I replied with: ‘On first date – yes! The woman should offer but the man should insist.’
A few days later, a male friend tweeted: ‘This morning I learn that an engagement ring should be worth twice the groom’s [monthly] salary. Never been told this before.’
I tweeted that it would have to be at least a carat (a clean well-cut one), that I was a size H and I liked Hearts on Fire in case he wanted to pick me something up too.
I realised that this made me seem much more high-maintenance than I am in ‘real life’, whether you’re talking about my beauty routine, spending habits or expectations in a relationship. I’ve said before that I would rather spend £400 on a holiday than a Mulberry bag. My ‘life to-do list‘ is relatively non-materialistic, and I have never expected a man to pay for anything other than the first date. This last point, however, has made me wonder if I’m being naive.
I remember how my first ex-boyfriend told me that he was amazed I paid for half our dates throughout our 4-year relationship and that he would have been more than happy to take care of everything. “You can pay for our dinners for the next 4 years,” I joked, but seriously I wondered if my feminist principles were somewhat misplaced.
I think singer Mariah Carey summed it up well when asked if it was true that she insisted on paying for half her first marital home (a sprawling mansion) out of principle. “Oh yeah,” she said drily. “Quite the silly little girl, I was.”
I guess my insistence on paying my way is linked to the Superwoman Complex (i.e. the aggressive fight to prove one’s independence), which makes me a silly little girl rather than an independent young woman.
Perhaps my expectations should be higher.
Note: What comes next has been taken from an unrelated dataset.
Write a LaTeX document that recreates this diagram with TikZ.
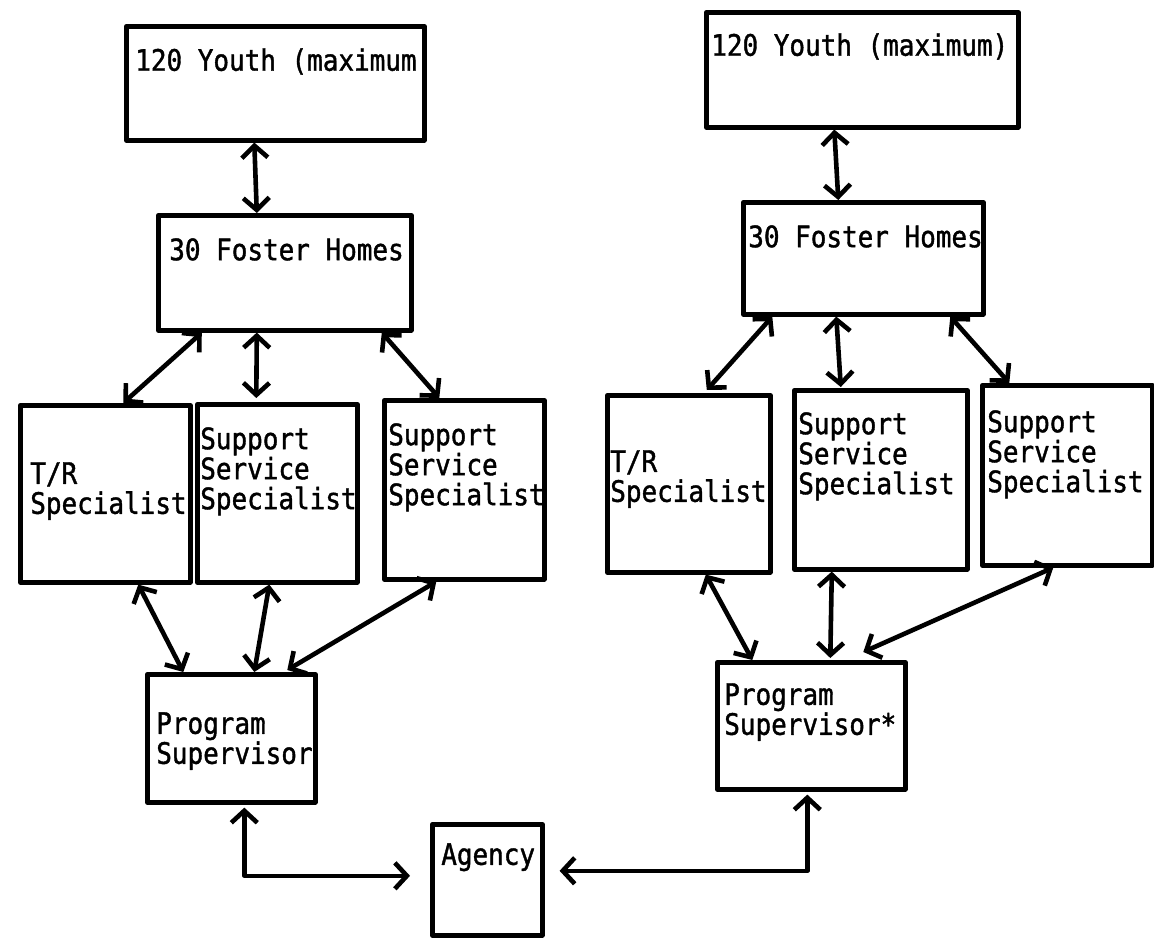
\documentclass[tikz,border=0pt]{standalone}
\usepackage{fontspec}
\setmonofont[FakeStretch=0.88, FakeBold=1.3]{DejaVu Sans Mono}
\usetikzlibrary{arrows.meta}

\begin{document}
\begin{tikzpicture}[x=1pt, y=-1pt, <->, >={Straight Barb[length=12pt,width=26pt]},
  line width=4.6pt, line join=round,
  box/.style={rectangle, draw, anchor=north west, inner sep=0pt},
  lbl/.style={anchor=north west, inner sep=0pt, align=left,
    font=\ttfamily\fontsize{29.5}{30}\selectfont}]
  \useasboundingbox (0,0) rectangle (1154,939);

  % left branch
  \node[box, minimum width=298pt, minimum height=114pt,
    label={[lbl, xshift=9pt, yshift=-22pt]north west:120 Youth (maximum}] (youthL) at (124,24) {};
  \node[box, minimum width=253pt, minimum height=115pt,
    label={[lbl, xshift=11pt, yshift=-23pt]north west:30 Foster Homes}] (fosterL) at (156,213) {};
  \node[box, minimum width=170pt, minimum height=177pt,
    label={[lbl, xshift=10pt, yshift=-57pt]north west:T/R\\Specialist}] (trL) at (18,403) {};
  \node[box, minimum width=160pt, minimum height=178pt,
    label={[lbl, xshift=3pt, yshift=-23pt]north west:Support\\Service\\Specialist}] (ssL1) at (195,402) {};
  \node[box, minimum width=160pt, minimum height=179pt,
    label={[lbl, xshift=4pt, yshift=-23pt]north west:Support\\Service\\Specialist}] (ssL2) at (382,398) {};
  \node[box, minimum width=168pt, minimum height=128pt,
    label={[lbl, xshift=9pt, yshift=-38pt]north west:Program\\Supervisor}] (psL) at (145,672) {};

  % agency
  \node[box, minimum width=110pt, minimum height=111pt,
    label={[lbl, xshift=9pt, yshift=-19pt]north west:Agency}] (agency) at (430,822) {};

  % right branch
  \node[box, minimum width=312pt, minimum height=115pt,
    label={[lbl, xshift=5pt, yshift=-21pt]north west:120 Youth (maximum)}] (youthR) at (704,10) {};
  \node[box, minimum width=240pt, minimum height=112pt,
    label={[lbl, xshift=5pt, yshift=-23pt]north west:30 Foster Homes}] (fosterR) at (741,200) {};
  \node[box, minimum width=163pt, minimum height=177pt,
    label={[lbl, xshift=3pt, yshift=-55pt]north west:T/R\\Specialist}] (trR) at (605,393) {};
  \node[box, minimum width=173pt, minimum height=179pt,
    label={[lbl, xshift=4pt, yshift=-22pt]north west:Support\\Service\\Specialist}] (ssR1) at (792,388) {};
  \node[box, minimum width=170pt, minimum height=180pt,
    label={[lbl, xshift=5pt, yshift=-25pt]north west:Support\\Service\\Specialist}] (ssR2) at (980,383) {};
  \node[box, minimum width=188pt, minimum height=127pt,
    label={[lbl, xshift=7pt, yshift=-21pt]north west:Program\\Supervisor*}] (psR) at (715,660) {};

  \path ([xshift=-21pt]youthL.south) edge ([xshift=-28pt]fosterL.north)
        ([xshift=-83pt]fosterL.south) edge ([xshift=18pt]trL.north)
        ([xshift=-28pt]fosterL.south) edge ([xshift=-21pt, yshift=4pt]ssL1.north)
        ([xshift=97pt]fosterL.south) edge ([xshift=-25pt]ssL2.north)
        ([xshift=33pt]trL.south) edge ([xshift=-48pt]psL.north)
        ([xshift=-8pt]ssL1.south) edge ([xshift=23pt]psL.north)
        ([xshift=-28pt]ssL2.south) edge ([xshift=56pt, yshift=2pt]psL.north);

  \path ([xshift=-28pt]youthR.south) edge ([xshift=-25pt]fosterR.north)
        ([xshift=-91pt]fosterR.south) edge ([xshift=18pt, yshift=3pt]trR.north)
        ([xshift=-27pt]fosterR.south) edge ([xshift=-40pt, yshift=1pt]ssR1.north)
        ([xshift=87pt]fosterR.south) edge ([xshift=-58pt]ssR2.north)
        ([xshift=17pt]trR.south) edge ([xshift=-59pt]psR.north)
        ([xshift=-49pt]ssR1.south) edge ([xshift=19pt, yshift=2pt]psR.north)
        ([xshift=-14pt]ssR2.south) edge ([xshift=52pt, yshift=8pt]psR.north);

  \draw[shorten >=20pt] ([xshift=13pt, yshift=-3pt]psL.south) |- ([yshift=4pt]agency.west);
  \draw[shorten >=15pt] ([xshift=-4pt, yshift=-3pt]psR.south) |- ([yshift=9pt]agency.east);
\end{tikzpicture}
\end{document}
I understand that this is selective feminism (we want equality but, hey, can you pay for dinner?) but if a man wants to pay, then why shouldn’t the woman let him? I know plenty of men that are traditional at heart. They encourage their wives to work but, ultimately, they see it as their responsibility to look after the family financially. I get that. Am I being regressive simply because I get that? Is it okay to expect the man to pay majority of the time or should I continue stamping my feet and crying independence like I have been all my adult life?
I do wonder if this debate is still relevant – whether couples don’t just fall into a natural rhythm anyway – but the polarised reactions to my friend’s original tweet proved that there is still a lot to be figured out.